Golden State, abbiamo un problema. La gara-2 della serie con Houston ha evidenziato parecchie difficoltà dei Warriors, specialmente in una delle loro stelle più brillanti, Steph Curry, costantemente messo sotto pressione dall’attacco dei Rockets e particolarmente sterile nella metà campo offensiva, dove ha sparacchiato da 3, per l’ennesima serata no di questi playoff abbastanza deludenti a livello personale.
Houston Rockets-Golden State Warriors 127-105 (1 – 1)
Dopo la pesante sconfitta di gara-1, per coach Mike D’Antoni era necessario prendersi dei rischi, e così è stato. Nel secondo episodio della serie di finale della Eastern Conference, Houston ha premuto con decisione sull’acceleratore, alzando i ritmi della partita e andando, così, contro i propri principi, quelli di una squadra che basa il proprio attacco sull’isolamento a metà campo, specialmente contro un avversario come i Warriors, letali quando si alza la pace della partita.

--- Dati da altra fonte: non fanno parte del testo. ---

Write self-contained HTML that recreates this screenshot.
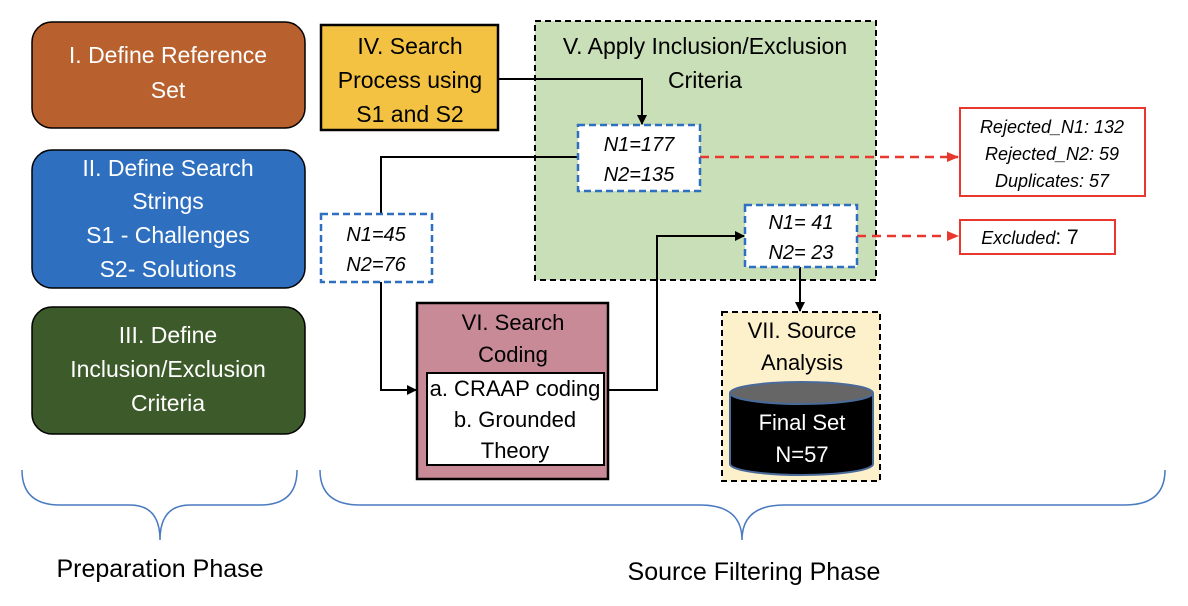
<!DOCTYPE html>
<html><head><meta charset="utf-8"><style>html,body{margin:0;padding:0;background:#fff}svg{display:block}text{font-family:"Liberation Sans",sans-serif}</style></head><body>
<svg width="1188" height="606" viewBox="0 0 1188 606" xmlns="http://www.w3.org/2000/svg">
<defs><marker id="a" markerWidth="10" markerHeight="10" refX="9" refY="5" orient="auto" markerUnits="userSpaceOnUse"><path d="M0,0 L10,5 L0,10 z" fill="#000"/></marker>
<marker id="r" markerWidth="12" markerHeight="10" refX="11" refY="5" orient="auto" markerUnits="userSpaceOnUse"><path d="M0,0 L12,5 L0,10 z" fill="#e8382e"/></marker></defs>
<g font-size="23" fill="#fff" text-anchor="middle">
<rect x="32" y="22" width="273" height="106" rx="20" fill="#b8612e" stroke="#000" stroke-width="1.5"/>
<text x="168" y="63">I. Define Reference</text><text x="168" y="98">Set</text>
<rect x="32" y="150" width="273" height="138" rx="20" fill="#2e6fbf" stroke="#000" stroke-width="1.5"/>
<text x="168" y="176">II. Define Search</text><text x="168" y="209">Strings</text><text x="168" y="243">S1 - Challenges</text><text x="168" y="277">S2- Solutions</text>
<rect x="32" y="307" width="273" height="127" rx="20" fill="#3d5a2a" stroke="#000" stroke-width="1.5"/>
<text x="168" y="343">III. Define</text><text x="168" y="377">Inclusion/Exclusion</text><text x="168" y="411">Criteria</text>
</g>
<rect x="535" y="21" width="341" height="259" fill="#c9dfb8" stroke="#000" stroke-width="2" stroke-dasharray="6,4"/>
<rect x="321" y="25" width="177" height="105" fill="#f3c242" stroke="#000" stroke-width="2.5"/>
<g font-size="23" fill="#000" text-anchor="middle">
<text x="410" y="54">IV. Search</text><text x="410" y="88">Process using</text><text x="410" y="122">S1 and S2</text>
<text x="705" y="54">V. Apply Inclusion/Exclusion</text><text x="705" y="88">Criteria</text>
</g>
<g fill="none" stroke="#000" stroke-width="2">
<polyline points="498,79 642,79 642,124" marker-end="url(#a)"/>
<polyline points="578,157 381,157 381,214"/>
<polyline points="381,282 381,390 416,390" marker-end="url(#a)"/>
<polyline points="608,390 657,390 657,236 744,236" marker-end="url(#a)"/>
<polyline points="800,267 800,311" marker-end="url(#a)"/>
</g>
<g fill="none" stroke="#e8382e" stroke-width="2.5" stroke-dasharray="9,6">
<line x1="700" y1="157" x2="958" y2="157" marker-end="url(#r)"/>
<line x1="857" y1="236" x2="958" y2="236" marker-end="url(#r)"/>
</g>
<g fill="#fff" stroke="#2e6fbf" stroke-width="2.5" stroke-dasharray="7,4">
<rect x="578" y="125" width="122" height="66"/>
<rect x="321" y="214" width="111" height="68"/>
<rect x="745" y="205" width="112" height="62"/>
</g>
<g font-size="20" font-style="italic" text-anchor="middle" fill="#000">
<text x="639" y="151">N1=177</text><text x="639" y="181">N2=135</text>
<text x="376" y="241">N1=45</text><text x="376" y="271">N2=76</text>
<text x="801" y="229">N1= 41</text><text x="801" y="259">N2= 23</text>
</g>
<rect x="960" y="108" width="185" height="88" fill="#fff" stroke="#e8382e" stroke-width="2"/>
<rect x="960" y="220" width="155" height="34" fill="#fff" stroke="#e8382e" stroke-width="2"/>
<g font-size="18" font-style="italic" text-anchor="middle" fill="#000">
<text x="1052" y="133">Rejected_N1: 132</text><text x="1052" y="160">Rejected_N2: 59</text><text x="1052" y="187">Duplicates: 57</text>
<text x="1030" y="244">Excluded<tspan font-style="normal" font-size="21">: 7</tspan></text>
</g>
<rect x="417" y="303" width="191" height="176" fill="#c98a97" stroke="#000" stroke-width="2.5"/>
<rect x="427" y="373" width="177" height="92" fill="#fff" stroke="#000" stroke-width="2"/>
<g font-size="22" text-anchor="middle" fill="#000">
<text x="513" y="330">VI. Search</text><text x="513" y="362">Coding</text>
<text x="515" y="396">a. CRAAP coding</text><text x="515" y="427">b. Grounded</text><text x="515" y="458">Theory</text>
</g>
<rect x="722" y="312" width="158" height="169" fill="#fdf1cc" stroke="#000" stroke-width="2" stroke-dasharray="6,4"/>
<g font-size="22" text-anchor="middle" fill="#000"><text x="802" y="338">VII. Source</text><text x="802" y="370">Analysis</text></g>
<path d="M730,393 L730,464 A71.5,11 0 0 0 873,464 L873,393" fill="#000" stroke="#4a6a9a" stroke-width="2"/>
<ellipse cx="801.5" cy="393" rx="71.5" ry="11" fill="#666" stroke="#4a6a9a" stroke-width="2"/>
<g font-size="22" text-anchor="middle" fill="#fff"><text x="802" y="430">Final Set</text><text x="802" y="462">N=57</text></g>
<g fill="none" stroke="#4a7ac0" stroke-width="1.5">
<path d="M22,470 Q22,505 60,505 L130,505 Q160,505 160,540 Q160,505 190,505 L260,505 Q297,505 297,470"/>
<path d="M320,470 Q320,505 360,505 L700,505 Q742,505 742,540 Q742,505 784,505 L1125,505 Q1165,505 1165,470"/>
</g>
<g font-size="25" text-anchor="middle" fill="#000"><text x="160" y="577">Preparation Phase</text><text x="754" y="580">Source Filtering Phase</text></g>
</svg>
</body></html>
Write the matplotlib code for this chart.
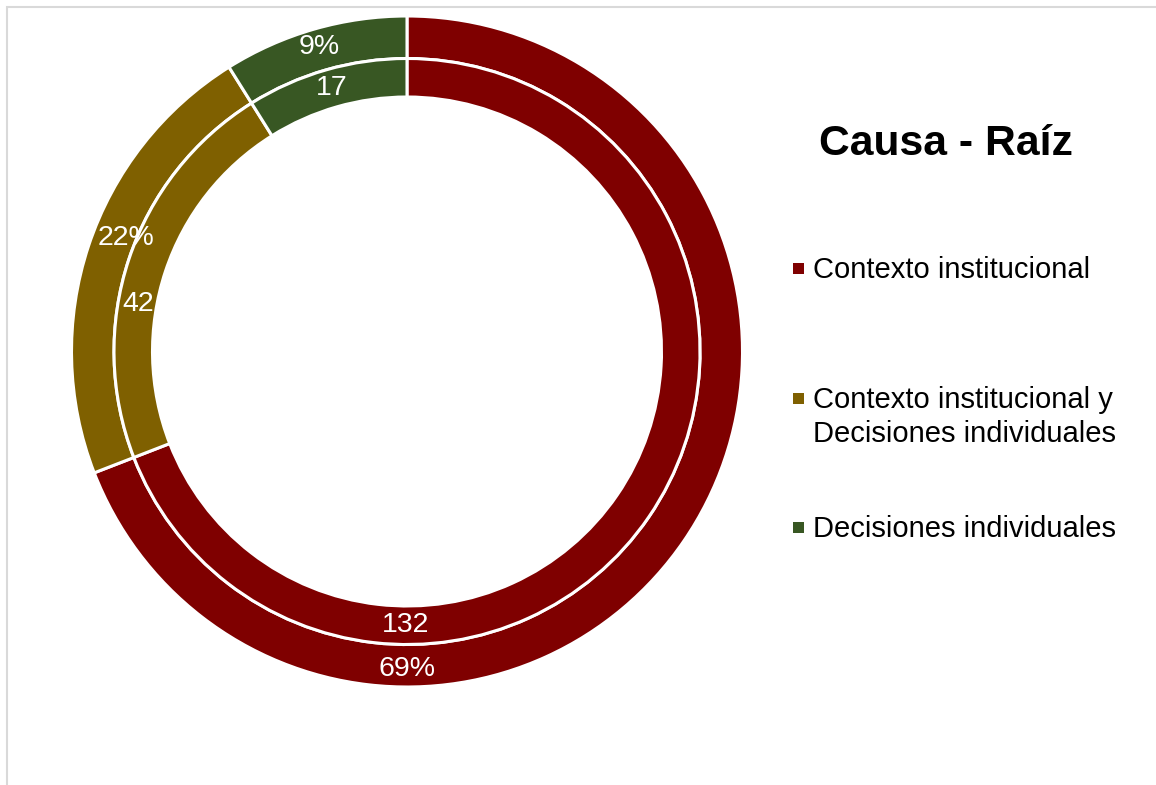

Il rischio, però, ha pagato: Chris Paul è sceso in campo in modalità Point God, deciso a riportare in parità quella che è la sua prima finale di Conference in carriera, e ha trovato in PJ Tucker un alleato dal valore inestimabile. Lo specialista difensivo ha messo a referto 22 punti (con 5 triple), cui si aggiungono i 27 firmati da Eric Gordon.
Houston, insomma, ha dimostrato di poter stare al gioco dei Warriors, e di poterli battere sul loro territorio preferito. Adesso, però, sarà necessaria una vittoria nella baia di San Francisco per poter riportare il fattore campo dalla propria parte. E lì, per forza di cose, toccherà a James Harden tirar fuori l’orgoglio e dimostrare di valere il trofeo di MVP che con ogni probabilità riceverà tra un mese.